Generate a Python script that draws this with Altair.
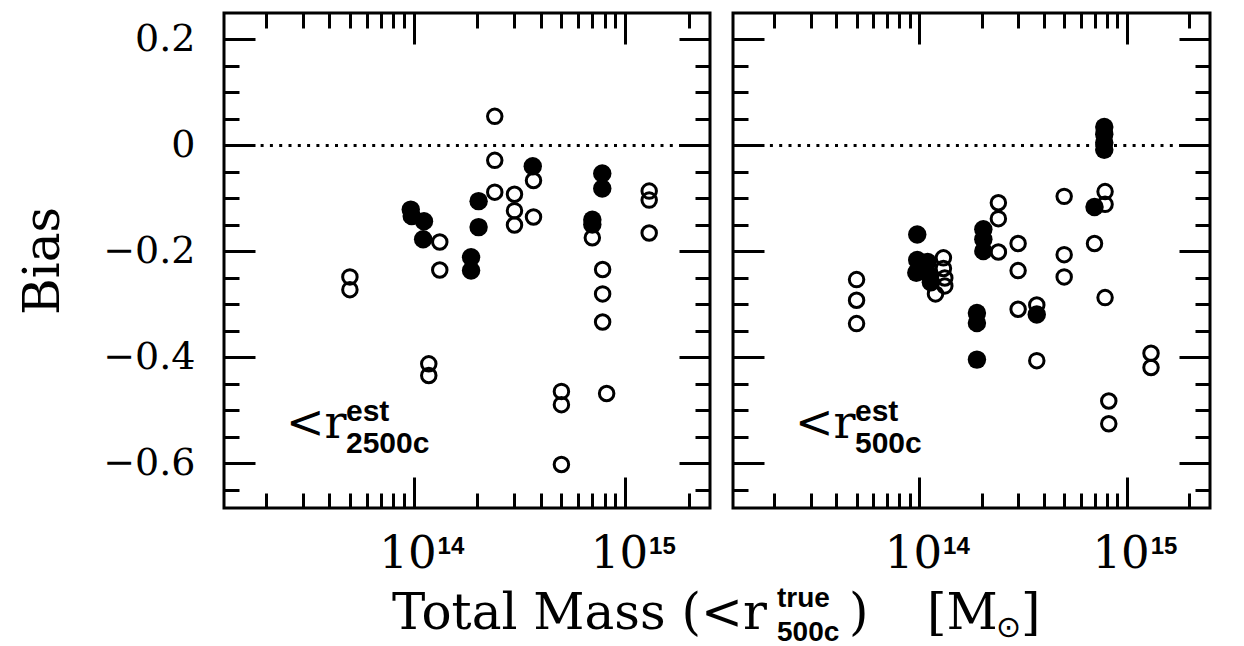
import altair as alt
import pandas as pd

# ---------------- data ----------------
# Left panel (< r_2500c^est): total mass (M_sun) and bias
left_open_mass = [5.0e13, 5.0e13, 2.42e14, 2.42e14, 2.42e14, 3.0e14, 3.0e14, 3.0e14,
                  3.69e14, 3.69e14, 1.33e14, 1.33e14, 1.18e14, 1.18e14, 5.0e14, 5.0e14,
                  5.0e14, 7.0e14, 7.83e14, 7.83e14, 7.83e14, 8.18e14, 1.30e15, 1.30e15, 1.30e15]
left_open_bias = [-0.248, -0.272, 0.055, -0.028, -0.088, -0.092, -0.123, -0.150,
                  -0.066, -0.135, -0.182, -0.235, -0.412, -0.434, -0.464, -0.489,
                  -0.602, -0.174, -0.234, -0.280, -0.333, -0.468, -0.086, -0.103, -0.165]
left_filled_mass = [9.7e13, 9.8e13, 1.12e14, 1.11e14, 1.87e14, 1.87e14, 2.03e14, 2.03e14,
                    3.66e14, 7.8e14, 7.8e14, 7.0e14, 7.0e14]
left_filled_bias = [-0.121, -0.133, -0.143, -0.177, -0.211, -0.236, -0.105, -0.154,
                    -0.039, -0.053, -0.081, -0.140, -0.149]

# Right panel (< r_500c^est)
right_open_mass = [5.0e13, 5.0e13, 5.0e13, 1.31e14, 1.31e14, 1.33e14, 1.33e14, 1.20e14,
                   2.41e14, 2.41e14, 2.41e14, 3.0e14, 3.0e14, 3.0e14, 3.69e14, 3.69e14,
                   5.0e14, 5.0e14, 5.0e14, 7.0e14, 7.87e14, 7.87e14, 7.87e14, 8.2e14, 8.2e14,
                   1.31e15, 1.31e15]
right_open_bias = [-0.253, -0.292, -0.336, -0.212, -0.232, -0.250, -0.265, -0.280,
                   -0.108, -0.138, -0.201, -0.185, -0.236, -0.309, -0.301, -0.406,
                   -0.096, -0.206, -0.248, -0.185, -0.087, -0.111, -0.287, -0.482, -0.525,
                   -0.392, -0.419]
right_filled_mass = [9.8e13, 9.8e13, 9.7e13, 1.10e14, 1.12e14, 1.14e14, 2.04e14, 2.04e14,
                     2.04e14, 1.90e14, 1.90e14, 1.90e14, 3.69e14, 7.0e14, 7.8e14, 7.8e14,
                     7.8e14, 7.8e14]
right_filled_bias = [-0.168, -0.216, -0.240, -0.220, -0.245, -0.258, -0.158, -0.177,
                     -0.199, -0.316, -0.335, -0.404, -0.319, -0.116, 0.035, 0.021,
                     0.005, -0.008]

# axis extents and ticks
x_domain = [1.27e13, 2.52e15]
y_domain = [-0.684, 0.25]
x_major = [1e14, 1e15]
x_minor = [2e13, 3e13, 4e13, 5e13, 6e13, 7e13, 8e13, 9e13,
           2e14, 3e14, 4e14, 5e14, 6e14, 7e14, 8e14, 9e14, 2e15]
y_major = [-0.6, -0.4, -0.2, 0.0, 0.2]
y_minor = [-0.65, -0.55, -0.5, -0.45, -0.35, -0.3, -0.25, -0.15, -0.1, -0.05, 0.05, 0.1, 0.15]
x_tick_base = ["10", "10"]
x_tick_exp = ["14", "15"]

SERIF = "DejaVu Serif"
SANSB = "Liberation Sans"
MAJ, MIN = 31, 15


def panel(open_m, open_b, fill_m, fill_b, sub_label, width, left_panel):
    xs = alt.Scale(type="log", domain=x_domain, nice=False)
    ys = alt.Scale(domain=y_domain, nice=False, zero=False)
    pts_open = pd.DataFrame({"m": open_m, "b": open_b})
    pts_fill = pd.DataFrame({"m": fill_m, "b": fill_b})
    allpts = pd.concat([pts_open, pts_fill])
    one = pd.DataFrame({"a": [0]})

    def ax_layer(xo, yo, xv, yv, size, labels):
        yaxis_kw = dict(orient=yo, values=yv, tickSize=size, offset=-size, domain=False,
                        grid=False, tickColor="black", tickWidth=3, labels=labels)
        if labels:
            yaxis_kw.update(labelExpr="datum.value == 0 ? '0' : format(datum.value, '.1f')",
                            labelFont=SERIF, labelFontSize=38, labelColor="black",
                            labelPadding=29, title="Bias", titleFont=SERIF,
                            titleFontSize=50, titleFontWeight="normal", titleColor="black",
                            titlePadding=34)
        else:
            yaxis_kw.update(title=None)
        return alt.Chart(allpts).mark_point(opacity=0).encode(
            x=alt.X("m:Q", scale=xs,
                    axis=alt.Axis(orient=xo, values=xv, tickSize=size, offset=-size,
                                  domain=False, labels=False, grid=False, title=None,
                                  tickColor="black", tickWidth=3)),
            y=alt.Y("b:Q", scale=ys, axis=alt.Axis(**yaxis_kw)),
        )

    layers = [
        ax_layer("bottom", "left", x_major, y_major, MAJ, left_panel),
        ax_layer("bottom", "left", x_minor, y_minor, MIN, False),
        ax_layer("top", "right", x_major, y_major, MAJ, False),
        ax_layer("top", "right", x_minor, y_minor, MIN, False),
    ]

    zero = pd.DataFrame({"b": [0.0]})
    layers.append(alt.Chart(zero).mark_rule(color="black", strokeWidth=3,
                                            strokeDash=[3, 6.3]).encode(
        y=alt.Y("b:Q", scale=ys, axis=None)))

    layers.append(alt.Chart(pts_fill).mark_circle(size=340, color="black", opacity=1).encode(
        x=alt.X("m:Q", scale=xs, axis=None), y=alt.Y("b:Q", scale=ys, axis=None)))
    layers.append(alt.Chart(pts_open).mark_point(shape="circle", filled=False, size=210,
                                                 strokeWidth=3, color="black",
                                                 opacity=1).encode(
        x=alt.X("m:Q", scale=xs, axis=None), y=alt.Y("b:Q", scale=ys, axis=None)))

    # x tick labels 10^14, 10^15
    ticks = pd.DataFrame({"v": x_major, "base": x_tick_base, "exp": x_tick_exp})
    layers.append(alt.Chart(ticks).mark_text(align="right", baseline="alphabetic", font=SERIF,
                                             fontSize=45, dx=23, color="black").encode(
        x=alt.X("v:Q", scale=xs, axis=None), y=alt.value(555), text="base:N"))
    layers.append(alt.Chart(ticks).mark_text(align="left", baseline="alphabetic", font=SANSB,
                                             fontWeight="bold", fontSize=24, dx=24,
                                             color="black").encode(
        x=alt.X("v:Q", scale=xs, axis=None), y=alt.value(541), text="exp:N"))

    # panel annotation  < r^est_sub
    def txt(s, x, y, font, size, weight="normal", align="left"):
        return alt.Chart(one).mark_text(text=s, align=align, baseline="alphabetic",
                                        font=font, fontSize=size, fontWeight=weight,
                                        color="black").encode(x=alt.value(x), y=alt.value(y))

    layers.append(txt("<r", 62, 425, SERIF, 46))
    layers.append(txt("est", 122, 408, SANSB, 30, "bold"))
    layers.append(txt(sub_label, 122, 440, SANSB, 30, "bold"))

    if left_panel:
        # shared x-axis title: Total Mass (<r^true_500c) [M_sun]
        layers.append(txt("Total Mass (<r", 168, 616, SERIF, 50))
        layers.append(txt("true", 553, 594, SANSB, 28, "bold"))
        layers.append(txt("500c", 553, 628, SANSB, 28, "bold"))
        layers.append(txt(")", 625, 616, SERIF, 50))
        layers.append(txt("[M", 703, 616, SERIF, 50))
        layers.append(txt("\u2299", 772, 624, "DejaVu Sans", 30))
        layers.append(txt("]", 797, 616, SERIF, 50))

    return alt.layer(*layers).resolve_axis(x="independent", y="independent").properties(
        width=width, height=495)


left = panel(left_open_mass, left_open_bias, left_filled_mass, left_filled_bias,
             "2500c", 486, True)
right = panel(right_open_mass, right_open_bias, right_filled_mass, right_filled_bias,
              "500c", 477, False)

chart = alt.hconcat(left, right, spacing=23, bounds="flush").properties(
    padding={"left": 17, "top": 10, "right": 5, "bottom": 5},
    background="white",
).configure_view(stroke="black", strokeWidth=3)

chart.save("out.html", embed_options={"renderer": "svg", "actions": False})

**Your objective**
Extract the lines exactly, please: the first line of the listing, the line with "-0.039, -0.053, -0.081, -0.140, -0.149]", and every line between them, but no pictures.

**Reply**
Generate a Python script that draws this with Altair.
import altair as alt
import pandas as pd

# ---------------- data ----------------
# Left panel (< r_2500c^est): total mass (M_sun) and bias
left_open_mass = [5.0e13, 5.0e13, 2.42e14, 2.42e14, 2.42e14, 3.0e14, 3.0e14, 3.0e14,
                  3.69e14, 3.69e14, 1.33e14, 1.33e14, 1.18e14, 1.18e14, 5.0e14, 5.0e14,
                  5.0e14, 7.0e14, 7.83e14, 7.83e14, 7.83e14, 8.18e14, 1.30e15, 1.30e15, 1.30e15]
left_open_bias = [-0.248, -0.272, 0.055, -0.028, -0.088, -0.092, -0.123, -0.150,
                  -0.066, -0.135, -0.182, -0.235, -0.412, -0.434, -0.464, -0.489,
                  -0.602, -0.174, -0.234, -0.280, -0.333, -0.468, -0.086, -0.103, -0.165]
left_filled_mass = [9.7e13, 9.8e13, 1.12e14, 1.11e14, 1.87e14, 1.87e14, 2.03e14, 2.03e14,
                    3.66e14, 7.8e14, 7.8e14, 7.0e14, 7.0e14]
left_filled_bias = [-0.121, -0.133, -0.143, -0.177, -0.211, -0.236, -0.105, -0.154,
                    -0.039, -0.053, -0.081, -0.140, -0.149]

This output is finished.